On January 25, 2020, Hildebrant met with Sycamore Township trustee James LaBarbara and Sycamore Township Administrator Raymond Warrick at a golf club in Maineville, Ohio in order to discuss the purchase of the Sycamore Township Property. At that time, Hildebrant showed LaBarbara and Warrick the 2011 email sent from the firstname.lastname@example.org account. Based on the email, and the insinuations of bribery therein, the Auditor for the State of Ohio was notified. The Auditor’s Special Investigation’s Unit (“SIU”) launched an investigation into Weidman.
During the course of the investigation, the SIU subpoenaed from Hildebrant any emails that contained correspondence between himself, Weidman, and SDI Foods, Inc. regarding the development of property in Sycamore Township in 2011. The 2011 email from the email@example.com account was turned over to investigators. In turning the document over, Hildebrant, represented by counsel, stated the following:
CH [Hildebrant] has included in this response an email dated December 20, 2011 from an internet account noted on the face of the document as belonging to Mr. Weidman. This communication is included because this email was drafted by CH and Mr. Weidman jointly and sent by Mr. Weidman to CH so that CH could represent certain facts about an agreement between CH and Weidman to SDI Foods.
A little over two months later, Hildebrant, now represented by new counsel, sought to amend his response to the subpoena. In his amended response, Hildebrant stated that his “document production … includes an email dated December 20, 2011 from the email account firstname.lastname@example.org to the email account email@example.com. In order to avoid any misunderstanding, please be advised that this email was not written by Mr. Weidman. Mr. Hildebrant drafted this email and sent it to himself.”
On November 18, 2020, Weidman was interviewed by SIU investigators and, for the first time, learned of the firstname.lastname@example.org account and the December 20, 2011 email purportedly sent by him to Hildebrant. Weidman denied the authenticity of the email and email account, informing investigators that the email account did not belong to him and that he had not written the 2011 email. Though he asked for a copy of the 2011 email, he was not permitted to obtain a paper or electronic copy of the 2011 email until January 15, 2021.
Weidman sued for libel, but the trial court rejected the claim on statute of limitations grounds. The court of appeals disagreed (departing from the view of some other district court of appeals in Ohio):
We [take the view] that a plaintiff who did not know, or with reasonable diligence could not have discovered, that he or she had been defamed due to the secretive nature of the libelous publication cannot be said to have been sleeping on his or her rights…. “Once a plaintiff knows of an injury and the cause of the injury, the law gives the plaintiff a reasonable time to file suit. Yet if the plaintiff is unaware that his or her rights have been infringed, how can it be said that he or she slept on those rights?” …. Therefore, applying the rationale expressed by the Ohio Supreme Court in [other, non-defamation cases], we hereby hold that the discovery rule applies to those libel actions where the publication of the defamatory statements was secretive, concealed, or otherwise inherently unknowable due to the nature of the publication. In such instances, a cause of action for defamation accrues when the plaintiff discovers, or by the exercise of reasonable diligence should have discovered, that he or she was injured by the wrongful conduct of the defendant. Application of the discovery rule in such instances eases the unconscionable result to a plaintiff who, by exercising even the highest degree of care, could not have discovered the wrongful conduct of the defendant….
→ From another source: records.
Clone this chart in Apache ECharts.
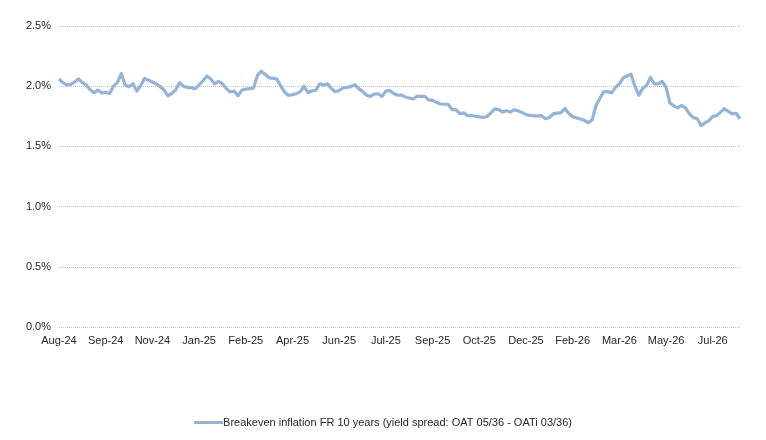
<!DOCTYPE html>
<html>
<head>
<meta charset="utf-8">
<script src="https://cdn.jsdelivr.net/npm/echarts@6/dist/echarts.min.js"></script>
<style>
  html, body { margin: 0; padding: 0; background: #fff; }
  #main { width: 766px; height: 440px; }
</style>
</head>
<body>
<div id="main"></div>
<script>
// x axis labels, one every 12 points
const tickLabels = ["Aug-24", "Sep-24", "Nov-24", "Jan-25", "Feb-25", "Apr-25", "Jun-25", "Jul-25",
  "Sep-25", "Oct-25", "Dec-25", "Feb-26", "Mar-26", "May-26", "Jul-26"];
const pointsPerTick = 12;

// breakeven inflation, %
const breakeven = [
  2.06, 2.03, 2.01, 2.015, 2.035, 2.06, 2.03, 2.01, 1.97, 1.946,
  1.968, 1.945, 1.95, 1.94, 2.0, 2.03, 2.105, 2.01, 1.995, 2.02,
  1.96, 2.005, 2.065, 2.05, 2.035, 2.018, 1.996, 1.968, 1.92, 1.94,
  1.97, 2.03, 2.0, 1.99, 1.988, 1.98, 2.01, 2.045, 2.085, 2.06,
  2.02, 2.04, 2.02, 1.98, 1.952, 1.96, 1.92, 1.968, 1.975, 1.98,
  1.985, 2.09, 2.125, 2.098, 2.07, 2.065, 2.06, 2.0, 1.95,
  1.923, 1.93, 1.938, 1.955, 2.0, 1.946, 1.962, 1.965, 2.02, 2.009,
  2.02, 1.98, 1.954, 1.965, 1.985, 1.99, 1.996, 2.012, 1.98, 1.957,
  1.926, 1.915, 1.935, 1.937, 1.915, 1.96, 1.965, 1.94, 1.925, 1.928,
  1.91, 1.902, 1.894, 1.916, 1.917, 1.915, 1.886, 1.882, 1.866, 1.852,
  1.85, 1.85, 1.806, 1.806, 1.772, 1.778, 1.756, 1.757, 1.75, 1.745,
  1.74, 1.748, 1.778, 1.812, 1.805, 1.785, 1.797, 1.785, 1.805,
  1.795, 1.782, 1.764, 1.758, 1.755, 1.753, 1.755, 1.73, 1.74, 1.77,
  1.776, 1.78, 1.815, 1.773, 1.746, 1.737, 1.728, 1.717, 1.698, 1.72,
  1.84, 1.90, 1.955, 1.955, 1.945, 1.99, 2.02, 2.07, 2.085, 2.1,
  2.0, 1.925, 1.982, 2.007, 2.072, 2.02, 2.02, 2.04, 1.99, 1.86,
  1.835, 1.82, 1.84, 1.82, 1.77, 1.74, 1.73, 1.673, 1.695, 1.714,
  1.75, 1.755, 1.785, 1.813, 1.79, 1.77, 1.775, 1.73
];
const categories = breakeven.map((v, i) => i);

const seriesName = "Breakeven inflation FR 10 years (yield spread: OAT 05/36 - OATi 03/36)";
const font = "'Liberation Sans', Arial, sans-serif";

var myChart = echarts.init(document.getElementById("main"), null, { renderer: "canvas" });
var option = {
  animation: false,
  backgroundColor: "#fff",
  textStyle: { fontFamily: font },
  grid: { left: 59, right: 26, top: 26, bottom: 113, containLabel: false, outerBoundsMode: "none" },
  legend: {
    data: [{ name: seriesName, icon: "rect", itemStyle: { color: "#95b3d7" } }],
    top: 412,
    left: "center",
    itemWidth: 29,
    itemHeight: 3,
    textStyle: { fontFamily: font, fontSize: 11, color: "#262626", padding: [0, 0, 0, -5] },
  },
  xAxis: {
    type: "category",
    data: categories,
    boundaryGap: false,
    axisLine: { show: false },
    axisTick: { show: false },
    axisLabel: {
      interval: pointsPerTick - 1,
      margin: 8,
      fontSize: 11,
      fontFamily: font,
      color: "#262626",
      formatter: function (value, index) {
        return tickLabels[index / pointsPerTick];
      },
    },
  },
  yAxis: {
    type: "value",
    min: 0,
    max: 2.5,
    interval: 0.5,
    axisLine: { show: false },
    axisTick: { show: false },
    axisLabel: {
      margin: 8,
      fontSize: 11,
      fontFamily: font,
      color: "#262626",
      formatter: function (v) {
        return v.toFixed(1) + "%";
      },
    },
    splitLine: { lineStyle: { color: "#c4c4c4", width: 1, type: [1, 1] } },
  },
  series: [
    {
      name: seriesName,
      type: "line",
      data: breakeven,
      symbol: "none",
      lineStyle: { color: "#95b3d7", width: 3.2, join: "round" },
      itemStyle: { color: "#95b3d7" },
    },
  ],
};
option && myChart.setOption(option);
</script>
</body>
</html>
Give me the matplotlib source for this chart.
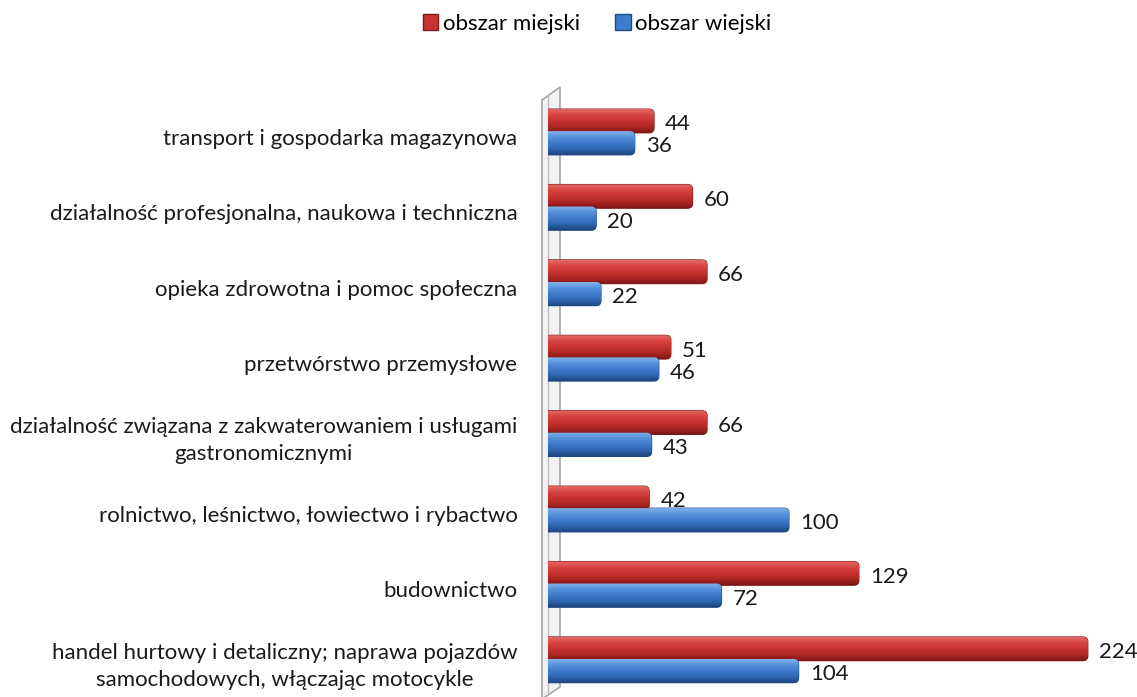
import matplotlib.pyplot as plt
import numpy as np
from matplotlib.patches import Patch, Polygon, FancyBboxPatch
from matplotlib.colors import LinearSegmentedColormap

# Data
categories = [
    'transport i gospodarka magazynowa',
    'działalność profesjonalna, naukowa i techniczna',
    'opieka zdrowotna i pomoc społeczna',
    'przetwórstwo przemysłowe',
    'działalność związana z zakwaterowaniem i usługami\ngastronomicznymi',
    'rolnictwo, leśnictwo, łowiectwo i rybactwo',
    'budownictwo',
    'handel hurtowy i detaliczny; naprawa pojazdów\nsamochodowych, włączając motocykle',
]
miejski = [44, 60, 66, 51, 66, 42, 129, 224]
wiejski = [36, 20, 22, 46, 43, 100, 72, 104]
series_names = ['obszar miejski', 'obszar wiejski']

plt.rcParams['font.family'] = ['Lato', 'DejaVu Sans']
FS = 16

W, H = 1137, 697
fig = plt.figure(figsize=(W / 100, H / 100), dpi=100)

# axes placed in pixel terms
ax_left, ax_right, ax_top, ax_bottom = 548, 1137, 85, 697
ax = fig.add_axes([ax_left / W, 1 - ax_bottom / H,
                   (ax_right - ax_left) / W, (ax_bottom - ax_top) / H])
XMAX = 244.4
YLIM = (7.493, -0.623)
ax.set_xlim(0, XMAX)
ax.set_ylim(*YLIM)
ax.axis('off')

# back wall (decoration), in axes fraction
def px(x, y):
    return ((x - ax_left) / (ax_right - ax_left), (ax_bottom - y) / (ax_bottom - ax_top))

wall = Polygon([px(542, 100), px(560, 87), px(560, 687), px(542, 699)],
               closed=True, transform=ax.transAxes, facecolor='#f2f2f2',
               edgecolor='#a6a6a6', linewidth=1.2, clip_on=False, zorder=1)
ax.add_patch(wall)
ax.plot(*zip(px(548, 95), px(548, 693)), transform=ax.transAxes, color='#bfbfbf',
        lw=1, clip_on=False, zorder=1)

y = np.arange(len(categories))
off = 0.146
h = 0.315

red_cmap = LinearSegmentedColormap.from_list('r', ['#e56a66', '#d84442', '#c7332f', '#ad2624', '#7e1716'])
blue_cmap = LinearSegmentedColormap.from_list('b', ['#82b2ea', '#5591db', '#3f7bcb', '#2f66b2', '#1d4680'])

grad = np.linspace(0, 1, 64).reshape(-1, 1)

# data units per pixel, for rounded bar ends
x_per_px = XMAX / (ax_right - ax_left)
y_per_px = (YLIM[0] - YLIM[1]) / (ax_bottom - ax_top)
r_px = 5

def draw(vals, ypos, cmap, edge):
    bars = ax.barh(ypos, vals, height=h, color='none', edgecolor='none', zorder=3)
    for b in bars:
        x0, y0 = b.get_x(), b.get_y()
        w, hh = b.get_width(), b.get_height()
        start = x0 - 3 * r_px * x_per_px
        fb = FancyBboxPatch((start, y0), x0 + w - start, hh,
                            boxstyle=f'round,pad=0,rounding_size={r_px * x_per_px}',
                            mutation_aspect=y_per_px / x_per_px,
                            facecolor=cmap(0.4), edgecolor=edge, linewidth=0.8, zorder=3)
        ax.add_patch(fb)
        im = ax.imshow(grad, cmap=cmap, aspect='auto', extent=(start, x0 + w, y0, y0 + hh),
                       origin='lower', zorder=4, interpolation='bilinear')
        im.set_clip_path(fb)
    return bars

draw(miejski, y - off, red_cmap, '#7a1a18')
draw(wiejski, y + off, blue_cmap, '#1f4a85')
ax.set_xlim(0, XMAX)
ax.set_ylim(*YLIM)

for yi, v in zip(y - off, miejski):
    ax.annotate(str(v), (v, yi), xytext=(8, -2.5), textcoords='offset points',
                ha='left', va='center', fontsize=FS, color='#1a1a1a', zorder=6)
for yi, v in zip(y + off, wiejski):
    ax.annotate(str(v), (v, yi), xytext=(8, -2.5), textcoords='offset points',
                ha='left', va='center', fontsize=FS, color='#1a1a1a', zorder=6)

for yi, lab in zip(y, categories):
    ax.annotate(lab, (0, yi), xytext=(-22, -5), textcoords='offset points',
                ha='right', va='center', multialignment='center',
                fontsize=FS, color='#1a1a1a', linespacing=1.45, annotation_clip=False)

handles = [Patch(facecolor='#c7332f', edgecolor='#7a1a18'),
           Patch(facecolor='#3f7bcb', edgecolor='#1f4a85')]
fig.legend(handles, series_names, loc='center', bbox_to_anchor=(597 / W, 1 - 24 / H),
           ncol=2, frameon=False, fontsize=FS, handlelength=0.7, handleheight=0.7,
           handletextpad=0.2, columnspacing=1.6)

fig.savefig('out.png', dpi=100)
We further find, contrary to Hildebrant’s arguments, that adopting the discovery rule in those limited instances where the publication of the defamatory statement was concealed or done in secret, rather than in a public manner or by means of mass media, does not create an unworkable rule. By limiting application of the rule to those instances where the publication was secretive, concealed, or otherwise inherently unknowable due to the nature of the publication, we have specifically tailored the rule to the particular context in which it is to be applied.
In the overwhelming majority of cases, the discovery of defamatory statements in publicly available media, i.e., a website, book, magazine, or newspaper, will coincide with publication, making the date of publication the accrual date for a libel action. However, in those limited class of cases where the publication was concealed, made in secret, or was inherently unknowable to the plaintiff due to the nature of the publication, it is not the date of publication on which the libel action accrues. Rather, in those limited circumstances, the date on which the libel action accrues is the date that the plaintiff discovered, or by the exercise of reasonable diligence should have discovered, that he or she was injured by the wrongful conduct of the defendant….
Congratulations to Todd V. McMurtry and J. Will Huber (Hemmer DeFrank Wessels PLLC), who represented Weidman.